7. Make sure that the vacuum lever is "off", and turn on the vacuum switch. The compressor turns on and the vacuum is created. The ideal vacuum pressure is 25 inHg, which typically takes about 2 minutes to achieve. (NOTE: depending on the material and thickness of the plastic, you may have to turn on the vacuum before you heat the plastic.)
8. Wait for the plastic to heat up, soften, and eventually sag. Sag can best be seen from the bottom. The ideal amount of sag depends on various parameters: height, geometry, and complexity of buck, plastic material and thickness, etc. Too little sag (i.e. stiff plastic) results in plastic bridging over details, and too much sag (i.e. very soft plastic) results in webbing and tear. THIS IS WHY MULTIPLE ITERATIONS ARE NECESSARY!
   

   frame inside oven

   

   vacuum lever and switch

   

   sagging of plastic

9. When the plastic is ready, slide the frame towards you until it stops, raise the platen till the plastic seals around the table, and pull the vacuum by turning the vacuum lever to ’on’. This sequence happens very quickly since the plastic will cool down and stiffen fast.

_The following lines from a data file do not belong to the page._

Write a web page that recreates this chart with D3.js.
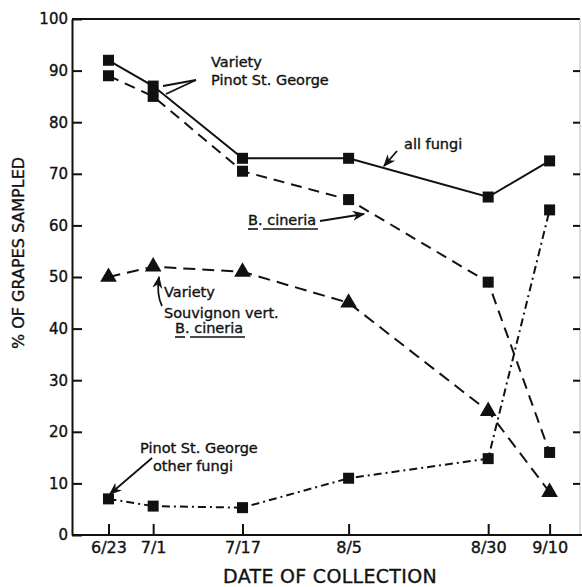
<!DOCTYPE html>
<html><head><meta charset="utf-8">
<script src="https://cdn.jsdelivr.net/npm/d3@7"></script>
<style>body{margin:0;background:#fff}svg{display:block}text{font-family:"DejaVu Sans",sans-serif;fill:#111;stroke:#111;stroke-width:0.35px}</style>
</head><body><svg id="c" width="582" height="587"></svg>
<script>
const dates = ["1979-06-23","1979-07-01","1979-07-17","1979-08-05","1979-08-30","1979-09-10"];
const dateLabels = ["6/23","7/1","7/17","8/5","8/30","9/10"];
const yTicks = [0,10,20,30,40,50,60,70,80,90,100];
const pinotAllFungi = [92,87,73,73,65.5,72.5];
const pinotBcineria = [89,85,70.5,65,49,16];
const sauvBcineria = [50,52,51,45,24,8.3];
const pinotOtherFungi = [7,5.6,5.3,11,14.8,63];

const svg = d3.select("#c");
const parse = d3.timeParse("%Y-%m-%d");
const D = dates.map(parse);
const x = d3.scaleTime().domain([D[0], D[5]]).range([108.5, 549.6]);
const y = d3.scaleLinear().domain([0,100]).range([535,19]);
const X0 = 72, X1 = 580;

const ink = "#111";
// frame
svg.append("line").attr("x1",X0).attr("x2",X1).attr("y1",y(100)).attr("y2",y(100)).attr("stroke",ink).attr("stroke-width",1.8);
svg.append("line").attr("x1",X1).attr("x2",X1).attr("y1",y(100)).attr("y2",y(0)).attr("stroke","#bbb").attr("stroke-width",1);

// left axis, ticks inward
const yl = svg.append("g").attr("transform",`translate(${X0},0)`)
  .call(d3.axisLeft(y).tickValues(yTicks).tickSizeInner(-10).tickSizeOuter(0).tickPadding(4));
yl.select(".domain").attr("stroke",ink).attr("stroke-width",2);
yl.selectAll(".tick line").attr("stroke",ink).attr("stroke-width",2);
yl.selectAll(".tick text").attr("font-size",15).attr("fill",ink).style("font-family","DejaVu Sans");
// right axis ticks
const yr = svg.append("g").attr("transform",`translate(${X1},0)`)
  .call(d3.axisRight(y).tickValues(yTicks.filter(v=>v>0&&v<100)).tickSizeInner(-7).tickSizeOuter(0).tickFormat(""));
yr.select(".domain").remove();
yr.selectAll(".tick line").attr("stroke",ink).attr("stroke-width",2);

// bottom axis
const xa = svg.append("g").attr("transform",`translate(0,${y(0)})`)
  .call(d3.axisBottom(x).tickValues(D).tickFormat((d,i)=>dateLabels[i]).tickSizeInner(-11).tickSizeOuter(0).tickPadding(7));
xa.select(".domain").remove();
svg.append("line").attr("x1",X0).attr("x2",582).attr("y1",y(0)).attr("y2",y(0)).attr("stroke",ink).attr("stroke-width",2);
xa.selectAll(".tick line").attr("stroke",ink).attr("stroke-width",2);
xa.selectAll(".tick text").attr("font-size",16).attr("fill",ink).style("font-family","DejaVu Sans");

// axis titles
svg.append("text").attr("transform",`translate(24,253) rotate(-90)`).attr("text-anchor","middle")
  .attr("font-size",16).text("% OF GRAPES SAMPLED");
svg.append("text").attr("x",330).attr("y",583).attr("text-anchor","middle").attr("font-size",19).attr("letter-spacing",0.3).text("DATE OF COLLECTION");

const line = d3.line().x((d,i)=>x(D[i])).y(d=>y(d));
function series(vals, dash, marker){
  svg.append("path").attr("d",line(vals)).attr("fill","none").attr("stroke",ink).attr("stroke-width",2)
    .attr("stroke-dasharray",dash);
  const g = svg.append("g");
  vals.forEach((v,i)=>{
    if(marker==="sq"){
      g.append("rect").attr("x",x(D[i])-5.5).attr("y",y(v)-5.5).attr("width",11).attr("height",11).attr("fill",ink);
    } else {
      g.append("path").attr("d",d3.symbol(d3.symbolTriangle,120)()).attr("transform",`translate(${x(D[i])},${y(v)})`).attr("fill",ink);
    }
  });
}
series(pinotAllFungi,null,"sq");
series(pinotBcineria,"11,7","sq");
series(sauvBcineria,"12,7","tri");
series(pinotOtherFungi,"8,4,2,4","sq");

// annotations
function t(xp,yp,s,size){return svg.append("text").attr("x",xp).attr("y",yp).attr("font-size",size||14.5).text(s);}
const defs = svg.append("defs");
defs.append("marker").attr("id","ah").attr("viewBox","0 0 10 10").attr("refX",9).attr("refY",5)
  .attr("markerWidth",7).attr("markerHeight",7).attr("orient","auto")
  .append("path").attr("d","M0,1 L10,5 L0,9 L3,5 Z").attr("fill",ink);
function arrow(pts){
  svg.append("path").attr("d",d3.line()(pts)).attr("fill","none").attr("stroke",ink).attr("stroke-width",1.8).attr("marker-end","url(#ah)");
}
function seg(pts){
  svg.append("path").attr("d",d3.line()(pts)).attr("fill","none").attr("stroke",ink).attr("stroke-width",1.8);
}
function ul(x1,x2,yy){svg.append("line").attr("x1",x1).attr("x2",x2).attr("y1",yy).attr("y2",yy).attr("stroke",ink).attr("stroke-width",1.6);}

t(211,67,"Variety"); t(211,85,"Pinot St. George");
seg([[196,80],[163,86]]); seg([[196,80],[166,94]]);

t(404,149,"all fungi");
arrow([[397,151],[384,166]]);

t(248,225,"B. cineria");
ul(248,258,229); ul(263,318,229);
arrow([[320,221],[364,214]]);

t(164,297,"Variety"); t(164,318,"Souvignon vert."); t(175,333,"B. cineria");
ul(175,185,337); ul(190,245,337);
svg.append("path").attr("d","M162,306 C158,298 157,290 159,277").attr("fill","none").attr("stroke",ink).attr("stroke-width",1.8).attr("marker-end","url(#ah)");

t(140,453,"Pinot St. George"); t(153,471,"other fungi");
arrow([[152,458],[110,494]]);
</script></body></html>
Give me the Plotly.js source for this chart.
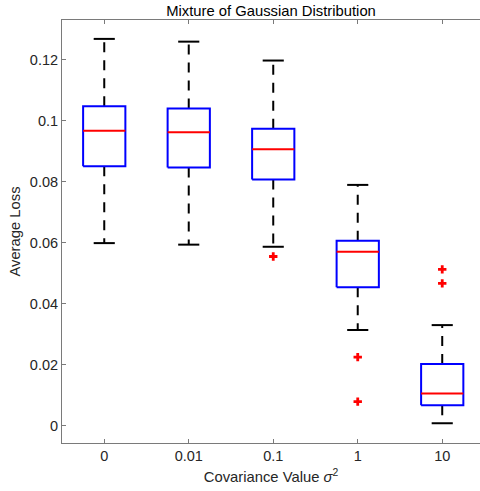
<!DOCTYPE html>
<html>
<head>
<meta charset="utf-8">
<script src="https://cdn.plot.ly/plotly-3.0.1.min.js"></script>
<style>html,body{margin:0;padding:0;background:#fff;}#chart{width:480px;height:491px;}</style>
</head>
<body>
<div id="chart"></div>
<script>
const categories = ['0', '0.01', '0.1', '1', '10'];
const upperWhisker = [0.1269, 0.1260, 0.1198, 0.0790, 0.0330];
const q3 = [0.1048, 0.1041, 0.0974, 0.0607, 0.0202];
const median = [0.0968, 0.0963, 0.0907, 0.0571, 0.0106];
const q1 = [0.0851, 0.0847, 0.0808, 0.0454, 0.0067];
const lowerWhisker = [0.0599, 0.0594, 0.0587, 0.0314, 0.0008];
const outlierCat = ['0.1', '1', '1', '10', '10'];
const outlierVal = [0.0555, 0.0225, 0.0079, 0.0513, 0.0467];
const yTickVals = [0, 0.02, 0.04, 0.06, 0.08, 0.1, 0.12];
const yTickText = ['0', '0.02', '0.04', '0.06', '0.08', '0.1', '0.12'];

const boxHalf = 0.25, capHalf = 0.125;
const pos = categories.map((c, i) => i + 1);

const wx = [], wy = [], cx = [], cy = [], bx = [], by = [], mx = [], my = [];
pos.forEach((p, i) => {
  wx.push(p, p, null, p, p, null);
  wy.push(q3[i], upperWhisker[i], null, q1[i], lowerWhisker[i], null);
  cx.push(p - capHalf, p + capHalf, null, p - capHalf, p + capHalf, null);
  cy.push(upperWhisker[i], upperWhisker[i], null, lowerWhisker[i], lowerWhisker[i], null);
  bx.push(p - boxHalf, p + boxHalf, p + boxHalf, p - boxHalf, p - boxHalf, null);
  by.push(q1[i], q1[i], q3[i], q3[i], q1[i], null);
  mx.push(p - boxHalf, p + boxHalf, null);
  my.push(median[i], median[i], null);
});
const ox = outlierCat.map(c => categories.indexOf(c) + 1);

const traces = [
  {x: wx, y: wy, mode: 'lines', line: {color: '#000', width: 2, dash: '10px,8px'}, hoverinfo: 'skip'},
  {x: cx, y: cy, mode: 'lines', line: {color: '#000', width: 2}, hoverinfo: 'skip'},
  {x: bx, y: by, mode: 'lines', line: {color: '#0000ff', width: 2}, hoverinfo: 'skip'},
  {x: mx, y: my, mode: 'lines', line: {color: '#ff0000', width: 2}, hoverinfo: 'skip'},
  {x: ox, y: outlierVal, mode: 'markers', marker: {symbol: 'cross', size: 7, color: '#ff0000', line: {width: 0}}, hoverinfo: 'skip'}
];

const font = {family: 'Liberation Sans, Arial, sans-serif', size: 14.5, color: '#262626'};
const layout = {
  width: 480, height: 491,
  margin: {l: 62, r: 0, t: 20, b: 48},
  paper_bgcolor: '#fff', plot_bgcolor: '#fff',
  showlegend: false,
  font: font,
  title: {text: 'Mixture of Gaussian Distribution', font: {size: 14.8, color: '#000'}, xref: 'paper', x: 0.5, xanchor: 'center', yref: 'paper', y: 1, yanchor: 'bottom', pad: {b: 4}},
  xaxis: {
    range: [0.5, 5.447],
    tickmode: 'array', tickvals: pos, ticktext: categories,
    showline: true, linecolor: '#7a7a7a', linewidth: 1, mirror: 'ticks',
    ticks: 'inside', ticklen: 4, tickcolor: '#7a7a7a',
    showgrid: false, zeroline: false,
    tickfont: {size: 14.5, color: '#262626'},
    title: {text: 'Covariance Value <i>σ</i><sup>2</sup>', font: {size: 14.8, color: '#262626'}, standoff: 8}
  },
  yaxis: {
    range: [-0.00568, 0.1331],
    tickmode: 'array', tickvals: yTickVals, ticktext: yTickText,
    showline: true, linecolor: '#7a7a7a', linewidth: 1, mirror: false,
    ticks: 'inside', ticklen: 4, tickcolor: '#7a7a7a',
    showgrid: false, zeroline: false,
    tickfont: {size: 14.5, color: '#262626'},
    title: {text: 'Average Loss', font: {size: 14.8, color: '#262626'}, standoff: 5}
  }
};
Plotly.newPlot('chart', traces, layout, {displayModeBar: false, staticPlot: true});
</script>
</body>
</html>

If you pull the vacuum lever too fast, webbing will occur.
10. If you have a form follower, use it to stretch the plastic over the buck.
    

    vacuum pulled

    

    webbing

    

    form follower

11. Allow the part to cool for a couple minutes. If it's too hot to handle without gloves, it's too early to lower the platen.
12. Turn off the vacuum pump, close the valve (turn the yellow handle to "off"), and lower the platen. If the pattern is stuck, you can try prying the pattern out, whacking the plastic over a garbage can, or using compressed air. Also, holes for screws can be tapped into the pattern that allow you to pull on the screws and extract the part.
    

    buck stuck on plastic

    

    screws to help remove buck

    

    handles to help remove buck

13. Once the buck is removed from the plastic, cut the plastic around the part and staple the part to a piece of board.
14. Clamp a resawing jig to a bandsaw table. Using the resawing jig as a guide, cut out the part.
    

    vacuum formed plastic

    

    staple part to a board

    

    bandsaw the cut part

15. Smooth the edges with sandpaper if you need to bond other parts.
    
    
    

My part sucks! Causes and potential solutions for less than ideal results

• Problem: Webbing of the plastic.
• Potential Causes: The plastic was too soft (too much sagging, waited too long); pulling the vacuum lever too fast; the buck was too tall relative to the width.
• Potential Solution: Adding a riser the the buck.
• Problem: Plastic not conforming to the shape of the buck.
• Potential Causes: The plastic was too stiff (too little sagging, pulled out too quickly); the vacuum was not strong enough (less than 25 inHg); the buck is too tall.
• Potential Solution: Use a form follower.
• Problem: Buck stuck in plastic
• Potential Causes: There are undercuts; not enough draft angle; surface finish too rough on the side walls
• Potential Solution: Soften plastic with heat gun; add screws into buck; rework buck for next run.